◆ What you will do
Copy the data below exactly.

- - - - -

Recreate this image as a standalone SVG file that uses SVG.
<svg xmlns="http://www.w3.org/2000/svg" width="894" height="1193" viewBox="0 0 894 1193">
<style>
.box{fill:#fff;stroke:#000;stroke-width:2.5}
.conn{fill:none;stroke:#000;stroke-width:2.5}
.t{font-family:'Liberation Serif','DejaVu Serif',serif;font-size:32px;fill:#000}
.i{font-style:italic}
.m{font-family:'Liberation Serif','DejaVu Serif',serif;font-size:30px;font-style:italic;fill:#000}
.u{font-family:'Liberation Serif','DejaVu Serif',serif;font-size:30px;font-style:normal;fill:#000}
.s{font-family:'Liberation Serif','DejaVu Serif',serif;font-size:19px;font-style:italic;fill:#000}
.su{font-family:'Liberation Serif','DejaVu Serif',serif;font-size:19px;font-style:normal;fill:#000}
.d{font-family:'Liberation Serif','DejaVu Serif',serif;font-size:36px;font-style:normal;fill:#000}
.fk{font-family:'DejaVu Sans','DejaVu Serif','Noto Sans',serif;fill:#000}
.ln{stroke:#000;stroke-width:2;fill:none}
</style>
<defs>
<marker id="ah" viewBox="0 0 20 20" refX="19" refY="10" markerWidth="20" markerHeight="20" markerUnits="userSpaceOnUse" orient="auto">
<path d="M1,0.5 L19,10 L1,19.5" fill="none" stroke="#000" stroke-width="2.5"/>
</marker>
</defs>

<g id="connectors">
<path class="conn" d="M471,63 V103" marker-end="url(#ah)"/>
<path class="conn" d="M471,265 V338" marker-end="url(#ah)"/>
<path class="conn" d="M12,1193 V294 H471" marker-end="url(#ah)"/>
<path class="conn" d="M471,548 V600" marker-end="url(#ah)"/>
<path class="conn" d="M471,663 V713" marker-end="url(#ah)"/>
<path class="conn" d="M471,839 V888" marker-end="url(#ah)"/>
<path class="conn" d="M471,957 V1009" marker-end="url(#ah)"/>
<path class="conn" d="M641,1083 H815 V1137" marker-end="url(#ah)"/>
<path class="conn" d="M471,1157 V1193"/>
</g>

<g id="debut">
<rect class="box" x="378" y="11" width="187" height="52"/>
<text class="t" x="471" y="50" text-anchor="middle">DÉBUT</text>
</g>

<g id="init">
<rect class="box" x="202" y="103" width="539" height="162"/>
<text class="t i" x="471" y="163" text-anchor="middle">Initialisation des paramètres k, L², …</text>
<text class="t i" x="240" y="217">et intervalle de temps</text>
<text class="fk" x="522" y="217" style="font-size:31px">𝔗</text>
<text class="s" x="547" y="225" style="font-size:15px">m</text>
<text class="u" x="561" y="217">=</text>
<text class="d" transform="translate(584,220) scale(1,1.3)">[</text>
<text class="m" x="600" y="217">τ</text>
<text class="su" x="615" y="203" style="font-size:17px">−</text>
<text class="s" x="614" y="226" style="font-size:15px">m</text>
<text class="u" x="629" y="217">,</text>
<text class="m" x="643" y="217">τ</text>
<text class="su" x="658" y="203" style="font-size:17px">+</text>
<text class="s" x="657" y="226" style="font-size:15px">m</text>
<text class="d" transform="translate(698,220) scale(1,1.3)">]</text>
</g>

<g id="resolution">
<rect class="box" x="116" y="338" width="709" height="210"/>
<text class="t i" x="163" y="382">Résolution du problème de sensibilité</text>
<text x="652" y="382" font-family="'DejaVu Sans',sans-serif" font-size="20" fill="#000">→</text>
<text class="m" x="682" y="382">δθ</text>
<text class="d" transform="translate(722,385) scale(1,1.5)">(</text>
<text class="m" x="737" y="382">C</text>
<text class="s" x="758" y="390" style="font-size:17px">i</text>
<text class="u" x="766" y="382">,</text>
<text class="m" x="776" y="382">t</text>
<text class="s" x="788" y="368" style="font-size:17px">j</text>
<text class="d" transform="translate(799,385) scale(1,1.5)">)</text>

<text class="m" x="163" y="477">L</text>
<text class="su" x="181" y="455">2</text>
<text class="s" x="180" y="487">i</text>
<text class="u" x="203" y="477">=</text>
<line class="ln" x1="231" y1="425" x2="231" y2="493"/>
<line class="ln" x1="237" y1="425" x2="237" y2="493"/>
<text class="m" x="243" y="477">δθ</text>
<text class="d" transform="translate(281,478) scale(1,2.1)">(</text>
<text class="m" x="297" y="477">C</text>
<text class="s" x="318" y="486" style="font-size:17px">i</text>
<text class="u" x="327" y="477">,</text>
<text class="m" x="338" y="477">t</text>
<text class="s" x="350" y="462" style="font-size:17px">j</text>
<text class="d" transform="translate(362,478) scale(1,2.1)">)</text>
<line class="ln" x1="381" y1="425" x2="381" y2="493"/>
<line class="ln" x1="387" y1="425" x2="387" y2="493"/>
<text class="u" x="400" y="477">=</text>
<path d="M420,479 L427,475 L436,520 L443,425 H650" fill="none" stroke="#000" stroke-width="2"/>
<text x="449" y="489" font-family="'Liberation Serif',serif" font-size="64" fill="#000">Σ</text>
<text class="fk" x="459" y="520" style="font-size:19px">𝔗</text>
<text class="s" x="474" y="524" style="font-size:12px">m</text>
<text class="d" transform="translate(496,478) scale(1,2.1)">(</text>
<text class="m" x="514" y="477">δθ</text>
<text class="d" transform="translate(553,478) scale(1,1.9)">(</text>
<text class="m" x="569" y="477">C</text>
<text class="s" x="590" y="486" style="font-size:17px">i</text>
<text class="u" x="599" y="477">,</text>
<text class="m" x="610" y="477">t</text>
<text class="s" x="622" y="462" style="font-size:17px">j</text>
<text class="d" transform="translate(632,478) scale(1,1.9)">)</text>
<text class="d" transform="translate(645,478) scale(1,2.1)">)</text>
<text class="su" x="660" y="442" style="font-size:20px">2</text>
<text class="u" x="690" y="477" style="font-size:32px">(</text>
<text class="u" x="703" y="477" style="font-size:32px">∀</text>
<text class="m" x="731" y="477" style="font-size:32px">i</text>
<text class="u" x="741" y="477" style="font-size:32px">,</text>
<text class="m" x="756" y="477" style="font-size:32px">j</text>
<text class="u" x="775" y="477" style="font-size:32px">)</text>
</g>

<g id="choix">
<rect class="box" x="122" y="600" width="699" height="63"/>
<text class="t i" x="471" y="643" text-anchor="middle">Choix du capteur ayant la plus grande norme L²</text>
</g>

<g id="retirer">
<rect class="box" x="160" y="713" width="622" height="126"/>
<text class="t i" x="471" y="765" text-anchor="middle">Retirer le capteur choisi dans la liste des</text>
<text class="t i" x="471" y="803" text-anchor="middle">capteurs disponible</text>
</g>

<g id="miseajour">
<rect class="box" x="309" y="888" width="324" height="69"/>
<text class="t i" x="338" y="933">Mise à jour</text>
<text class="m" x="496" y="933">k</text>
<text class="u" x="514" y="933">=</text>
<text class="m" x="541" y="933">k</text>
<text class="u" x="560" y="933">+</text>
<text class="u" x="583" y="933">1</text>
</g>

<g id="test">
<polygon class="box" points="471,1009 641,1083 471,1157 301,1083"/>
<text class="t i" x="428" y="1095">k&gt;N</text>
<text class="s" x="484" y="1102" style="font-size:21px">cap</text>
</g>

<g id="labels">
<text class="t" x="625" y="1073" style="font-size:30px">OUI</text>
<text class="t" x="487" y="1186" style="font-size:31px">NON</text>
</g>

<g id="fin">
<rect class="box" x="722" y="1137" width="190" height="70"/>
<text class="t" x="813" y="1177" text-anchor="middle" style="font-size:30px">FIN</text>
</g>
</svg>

- - - - -

◆ Written answer
Recreate this image as a standalone SVG file that uses SVG.
<svg xmlns="http://www.w3.org/2000/svg" width="894" height="1193" viewBox="0 0 894 1193">
<style>
.box{fill:#fff;stroke:#000;stroke-width:2.5}
.conn{fill:none;stroke:#000;stroke-width:2.5}
.t{font-family:'Liberation Serif','DejaVu Serif',serif;font-size:32px;fill:#000}
.i{font-style:italic}
.m{font-family:'Liberation Serif','DejaVu Serif',serif;font-size:30px;font-style:italic;fill:#000}
.u{font-family:'Liberation Serif','DejaVu Serif',serif;font-size:30px;font-style:normal;fill:#000}
.s{font-family:'Liberation Serif','DejaVu Serif',serif;font-size:19px;font-style:italic;fill:#000}
.su{font-family:'Liberation Serif','DejaVu Serif',serif;font-size:19px;font-style:normal;fill:#000}
.d{font-family:'Liberation Serif','DejaVu Serif',serif;font-size:36px;font-style:normal;fill:#000}
.fk{font-family:'DejaVu Sans','DejaVu Serif','Noto Sans',serif;fill:#000}
.ln{stroke:#000;stroke-width:2;fill:none}
</style>
<defs>
<marker id="ah" viewBox="0 0 20 20" refX="19" refY="10" markerWidth="20" markerHeight="20" markerUnits="userSpaceOnUse" orient="auto">
<path d="M1,0.5 L19,10 L1,19.5" fill="none" stroke="#000" stroke-width="2.5"/>
</marker>
</defs>

<g id="connectors">
<path class="conn" d="M471,63 V103" marker-end="url(#ah)"/>
<path class="conn" d="M471,265 V338" marker-end="url(#ah)"/>
<path class="conn" d="M12,1193 V294 H471" marker-end="url(#ah)"/>
<path class="conn" d="M471,548 V600" marker-end="url(#ah)"/>
<path class="conn" d="M471,663 V713" marker-end="url(#ah)"/>
<path class="conn" d="M471,839 V888" marker-end="url(#ah)"/>
<path class="conn" d="M471,957 V1009" marker-end="url(#ah)"/>
<path class="conn" d="M641,1083 H815 V1137" marker-end="url(#ah)"/>
<path class="conn" d="M471,1157 V1193"/>
</g>

<g id="debut">
<rect class="box" x="378" y="11" width="187" height="52"/>
<text class="t" x="471" y="50" text-anchor="middle">DÉBUT</text>
</g>

<g id="init">
<rect class="box" x="202" y="103" width="539" height="162"/>
<text class="t i" x="471" y="163" text-anchor="middle">Initialisation des paramètres k, L², …</text>
<text class="t i" x="240" y="217">et intervalle de temps</text>
<text class="fk" x="522" y="217" style="font-size:31px">𝔗</text>
<text class="s" x="547" y="225" style="font-size:15px">m</text>
<text class="u" x="561" y="217">=</text>
<text class="d" transform="translate(584,220) scale(1,1.3)">[</text>
<text class="m" x="600" y="217">τ</text>
<text class="su" x="615" y="203" style="font-size:17px">−</text>
<text class="s" x="614" y="226" style="font-size:15px">m</text>
<text class="u" x="629" y="217">,</text>
<text class="m" x="643" y="217">τ</text>
<text class="su" x="658" y="203" style="font-size:17px">+</text>
<text class="s" x="657" y="226" style="font-size:15px">m</text>
<text class="d" transform="translate(698,220) scale(1,1.3)">]</text>
</g>

<g id="resolution">
<rect class="box" x="116" y="338" width="709" height="210"/>
<text class="t i" x="163" y="382">Résolution du problème de sensibilité</text>
<text x="652" y="382" font-family="'DejaVu Sans',sans-serif" font-size="20" fill="#000">→</text>
<text class="m" x="682" y="382">δθ</text>
<text class="d" transform="translate(722,385) scale(1,1.5)">(</text>
<text class="m" x="737" y="382">C</text>
<text class="s" x="758" y="390" style="font-size:17px">i</text>
<text class="u" x="766" y="382">,</text>
<text class="m" x="776" y="382">t</text>
<text class="s" x="788" y="368" style="font-size:17px">j</text>
<text class="d" transform="translate(799,385) scale(1,1.5)">)</text>

<text class="m" x="163" y="477">L</text>
<text class="su" x="181" y="455">2</text>
<text class="s" x="180" y="487">i</text>
<text class="u" x="203" y="477">=</text>
<line class="ln" x1="231" y1="425" x2="231" y2="493"/>
<line class="ln" x1="237" y1="425" x2="237" y2="493"/>
<text class="m" x="243" y="477">δθ</text>
<text class="d" transform="translate(281,478) scale(1,2.1)">(</text>
<text class="m" x="297" y="477">C</text>
<text class="s" x="318" y="486" style="font-size:17px">i</text>
<text class="u" x="327" y="477">,</text>
<text class="m" x="338" y="477">t</text>
<text class="s" x="350" y="462" style="font-size:17px">j</text>
<text class="d" transform="translate(362,478) scale(1,2.1)">)</text>
<line class="ln" x1="381" y1="425" x2="381" y2="493"/>
<line class="ln" x1="387" y1="425" x2="387" y2="493"/>
<text class="u" x="400" y="477">=</text>
<path d="M420,479 L427,475 L436,520 L443,425 H650" fill="none" stroke="#000" stroke-width="2"/>
<text x="449" y="489" font-family="'Liberation Serif',serif" font-size="64" fill="#000">Σ</text>
<text class="fk" x="459" y="520" style="font-size:19px">𝔗</text>
<text class="s" x="474" y="524" style="font-size:12px">m</text>
<text class="d" transform="translate(496,478) scale(1,2.1)">(</text>
<text class="m" x="514" y="477">δθ</text>
<text class="d" transform="translate(553,478) scale(1,1.9)">(</text>
<text class="m" x="569" y="477">C</text>
<text class="s" x="590" y="486" style="font-size:17px">i</text>
<text class="u" x="599" y="477">,</text>
<text class="m" x="610" y="477">t</text>
<text class="s" x="622" y="462" style="font-size:17px">j</text>
<text class="d" transform="translate(632,478) scale(1,1.9)">)</text>
<text class="d" transform="translate(645,478) scale(1,2.1)">)</text>
<text class="su" x="660" y="442" style="font-size:20px">2</text>
<text class="u" x="690" y="477" style="font-size:32px">(</text>
<text class="u" x="703" y="477" style="font-size:32px">∀</text>
<text class="m" x="731" y="477" style="font-size:32px">i</text>
<text class="u" x="741" y="477" style="font-size:32px">,</text>
<text class="m" x="756" y="477" style="font-size:32px">j</text>
<text class="u" x="775" y="477" style="font-size:32px">)</text>
</g>

<g id="choix">
<rect class="box" x="122" y="600" width="699" height="63"/>
<text class="t i" x="471" y="643" text-anchor="middle">Choix du capteur ayant la plus grande norme L²</text>
</g>

<g id="retirer">
<rect class="box" x="160" y="713" width="622" height="126"/>
<text class="t i" x="471" y="765" text-anchor="middle">Retirer le capteur choisi dans la liste des</text>
<text class="t i" x="471" y="803" text-anchor="middle">capteurs disponible</text>
</g>

<g id="miseajour">
<rect class="box" x="309" y="888" width="324" height="69"/>
<text class="t i" x="338" y="933">Mise à jour</text>
<text class="m" x="496" y="933">k</text>
<text class="u" x="514" y="933">=</text>
<text class="m" x="541" y="933">k</text>
<text class="u" x="560" y="933">+</text>
<text class="u" x="583" y="933">1</text>
</g>

<g id="test">
<polygon class="box" points="471,1009 641,1083 471,1157 301,1083"/>
<text class="t i" x="428" y="1095">k&gt;N</text>
<text class="s" x="484" y="1102" style="font-size:21px">cap</text>
</g>

<g id="labels">
<text class="t" x="625" y="1073" style="font-size:30px">OUI</text>
<text class="t" x="487" y="1186" style="font-size:31px">NON</text>
</g>

<g id="fin">
<rect class="box" x="722" y="1137" width="190" height="70"/>
<text class="t" x="813" y="1177" text-anchor="middle" style="font-size:30px">FIN</text>
</g>
</svg>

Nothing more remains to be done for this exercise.